Analysis of Pel Decimation and Technology Choices to Reduce Energy on SAD Calculation
Keywords:Video coding, VLSI design, Sum of absolute differences, Pel decimation, Energy efficiency
As the number of pixels per frame tends to increase in new high definition video coding standards such as HEVC and VP9, pel decimation appears as a viable means of increasing the energy efficiency of Sum of Absolute Differences (SAD) calculation. First, we analyze the quality costs of pel decimation using a video coding software. Then we present and evaluate two VLSI architectures to compute the SAD of 4x4 pixel blocks: one that can be configured with 1:1, 2:1 or 4:1 sampling ratios and a non-configurable one, to serve as baseline in comparisons.

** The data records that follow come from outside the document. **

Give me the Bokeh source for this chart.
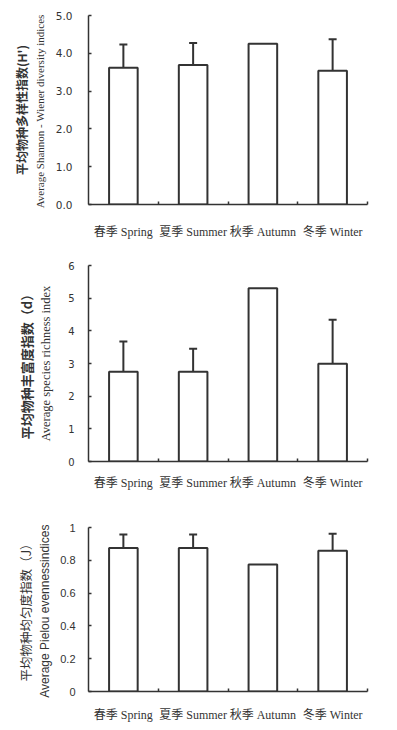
from bokeh.plotting import figure
from bokeh.models import (Range1d, FixedTicker, NumeralTickFormatter, Whisker,
                          TeeHead, ColumnDataSource, Title)
from bokeh.layouts import column
from bokeh.embed import file_html
from bokeh.resources import INLINE

# ---------------- data ----------------
categories = ["春季 Spring", "夏季 Summer", "秋季 Autumn", "冬季 Winter"]

h_mean = [3.62, 3.69, 4.25, 3.54]
h_err = [0.61, 0.58, 0.0, 0.83]
h_ticks = [0, 1, 2, 3, 4, 5]

d_mean = [2.75, 2.75, 5.30, 2.99]
d_err = [0.92, 0.70, 0.0, 1.35]
d_ticks = [0, 1, 2, 3, 4, 5, 6]

j_mean = [0.875, 0.875, 0.775, 0.858]
j_err = [0.082, 0.082, 0.0, 0.104]
j_ticks = [0, 0.2, 0.4, 0.6, 0.8, 1.0]

h_label_cn = "平均物种多样性指数(H')"
h_label_en = "Average  Shannon - Wiener diversity indices"
d_label_cn = "平均物种丰富度指数（d）"
d_label_en = "Average species richness index"
j_label_cn = "平均物种均匀度指数（J）"
j_label_en = "Average Pielou  evennessindices"

INK = "#333333"
CAT_FONT = "Liberation Serif, Noto Sans CJK SC"
CN_FONT = "Noto Sans CJK SC"


def panel(means, errs, ticks, fmt, lab_cn, lab_en, width, height, borders,
          tick_font, tick_size, tick_standoff, en_font, en_size, en_standoff,
          cn_size, cn_style, cn_standoff, cat_standoff):
    n = len(categories)
    xs = [i + 0.5 for i in range(n)]
    bl, br, bt, bb = borders
    p = figure(width=width, height=height, x_range=Range1d(0, n),
               y_range=Range1d(ticks[0], ticks[-1]), output_backend="svg",
               toolbar_location=None, min_border_left=bl, min_border_right=br,
               min_border_top=bt, min_border_bottom=bb)
    p.outline_line_color = None
    p.grid.visible = False
    p.background_fill_color = "white"
    p.border_fill_color = "white"

    p.vbar(x=xs, top=means, bottom=0, width=0.41, fill_color="white",
           line_color=INK, line_width=2)

    ex = [x for x, e in zip(xs, errs) if e > 0]
    lo = [m for m, e in zip(means, errs) if e > 0]
    up = [m + e for m, e in zip(means, errs) if e > 0]
    src = ColumnDataSource(dict(x=ex, lo=lo, up=up))
    w = Whisker(source=src, base="x", lower="lo", upper="up",
                dimension="height", line_color=INK, line_width=2,
                upper_head=TeeHead(size=8, line_color=INK, line_width=2),
                lower_head=None)
    p.add_layout(w)

    # x axis
    xa = p.xaxis[0]
    xa.ticker = FixedTicker(ticks=xs, minor_ticks=list(range(1, n + 1)))
    xa.major_label_overrides = {x: c for x, c in zip(xs, categories)}
    xa.major_tick_line_color = None
    xa.minor_tick_in = 3
    xa.minor_tick_out = 0
    xa.minor_tick_line_color = INK
    xa.minor_tick_line_width = 1.5
    xa.axis_line_color = INK
    xa.axis_line_width = 1.5
    xa.major_label_text_font = CAT_FONT
    xa.major_label_text_font_size = "12px"
    xa.major_label_text_color = INK
    xa.major_label_standoff = cat_standoff

    # y axis
    ya = p.yaxis[0]
    ya.ticker = FixedTicker(ticks=ticks)
    ya.formatter = NumeralTickFormatter(format=fmt)
    ya.major_tick_in = 3
    ya.major_tick_out = 0
    ya.minor_tick_line_color = None
    ya.major_tick_line_color = INK
    ya.major_tick_line_width = 1.5
    ya.axis_line_color = INK
    ya.axis_line_width = 1.5
    ya.major_label_text_font = tick_font
    ya.major_label_text_font_size = tick_size
    ya.major_label_text_color = INK
    ya.major_label_standoff = tick_standoff
    ya.axis_label = lab_en
    ya.axis_label_text_font = en_font
    ya.axis_label_text_font_size = en_size
    ya.axis_label_text_font_style = "normal"
    ya.axis_label_text_color = INK
    ya.axis_label_standoff = en_standoff

    t = Title(text=lab_cn, align="center", text_font=CN_FONT,
              text_font_size=cn_size, text_font_style=cn_style,
              text_color=INK, standoff=cn_standoff)
    p.add_layout(t, "left")
    return p


p1 = panel(h_mean, h_err, h_ticks, "0.0", h_label_cn, h_label_en,
           397, 250, (87, 30, 15, 46),
           "DejaVu Sans", "10.5px", 16, "Liberation Serif", "11px", 7,
           "12px", "bold", 2, 14)
p2 = panel(d_mean, d_err, d_ticks, "0", d_label_cn, d_label_en,
           397, 250, (87, 9, 15, 39),
           "DejaVu Sans", "10px", 14, "Liberation Serif", "12.5px", 12,
           "13px", "bold", 1, 8)
p3 = panel(j_mean, j_err, j_ticks, "0.[0]", j_label_cn, j_label_en,
           397, 230, (88, 17, 27, 39),
           "Liberation Sans", "11px", 13, "Liberation Sans", "12px", 5,
           "12.5px", "normal", 1, 10)

layout = column(p1, p2, p3, spacing=0)
open("out.html", "w").write(file_html(layout, INLINE))
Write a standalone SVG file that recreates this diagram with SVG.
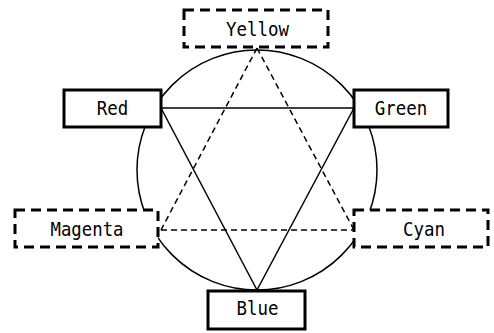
<svg xmlns="http://www.w3.org/2000/svg" width="494" height="333" viewBox="0 0 494 333">
<style>
.box{fill:#fff;stroke:#000;stroke-width:3}
.dbox{fill:#fff;stroke:#000;stroke-width:3;stroke-dasharray:10 6}
.ln{fill:none;stroke:#000;stroke-width:1.5}
.dl{fill:none;stroke:#000;stroke-width:1.5;stroke-dasharray:6 4}
text{font-family:"DejaVu Sans Mono","Liberation Mono",monospace;font-size:19px;text-anchor:middle;fill:#000}
</style>
<rect width="494" height="333" fill="#fff"/>
<g id="connectors">
<circle class="ln" cx="257" cy="170" r="120"/>
<line class="ln" x1="161" y1="108" x2="354" y2="108"/>
<line class="ln" x1="161" y1="108" x2="257" y2="290"/>
<line class="ln" x1="354" y1="108" x2="257" y2="290"/>
<line class="dl" x1="257" y1="48" x2="161" y2="230"/>
<line class="dl" x1="257" y1="48" x2="354" y2="230"/>
<line class="dl" x1="161" y1="230" x2="354" y2="230"/>
</g>
<g id="yellow"><rect class="dbox" x="184" y="10" width="144" height="37"/><text x="257.5" y="36" textLength="63" lengthAdjust="spacingAndGlyphs">Yellow</text></g>
<g id="red"><rect class="box" x="64" y="90" width="97" height="37"/><text x="112.5" y="115" textLength="31.5" lengthAdjust="spacingAndGlyphs">Red</text></g>
<g id="green"><rect class="box" x="354" y="90" width="94" height="37"/><text x="401" y="115" textLength="52.5" lengthAdjust="spacingAndGlyphs">Green</text></g>
<g id="magenta"><rect class="dbox" x="15" y="210" width="143" height="37"/><text x="87" y="236" textLength="73" lengthAdjust="spacingAndGlyphs">Magenta</text></g>
<g id="cyan"><rect class="dbox" x="354" y="210" width="134" height="37"/><text x="424" y="236" textLength="42" lengthAdjust="spacingAndGlyphs">Cyan</text></g>
<g id="blue"><rect class="box" x="208" y="291" width="97" height="38"/><text x="257.5" y="315" textLength="42" lengthAdjust="spacingAndGlyphs">Blue</text></g>
</svg>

The architectures were synthesized for 90nm, 65nm and 45nm standard cell libraries assuming both nominal and Low-Vdd/High-Vt (LH) cases for maximum and for a given target throughput. The impacts of both subsampling and LH on delay, power and energy efficiency are analyzed. In a total of 24 syntheses, the 45nm/LH configurable SAD architecture synthesis achieved the highest energy efficiency for target throughput when operating in pel decimation 4:1, spending only 2.05pJ for each 4×4 block. This corresponds to about 13.65 times less energy than the 90nm/nominal configurable architecture operating in full sampling mode and maximum throughput and about 14.77 times less than the 90nm/nominal non-configurable synthesis for target throughput. Aside the improvements achieved by using LH, pel decimation solely was responsible for energy reductions of 40% and 60% when choosing 2:1 and 4:1 subsampling ratios, respectively, in the configurable architecture. Finally, it is shown that the configurable architecture is more energy-efficient than the non-configurable one.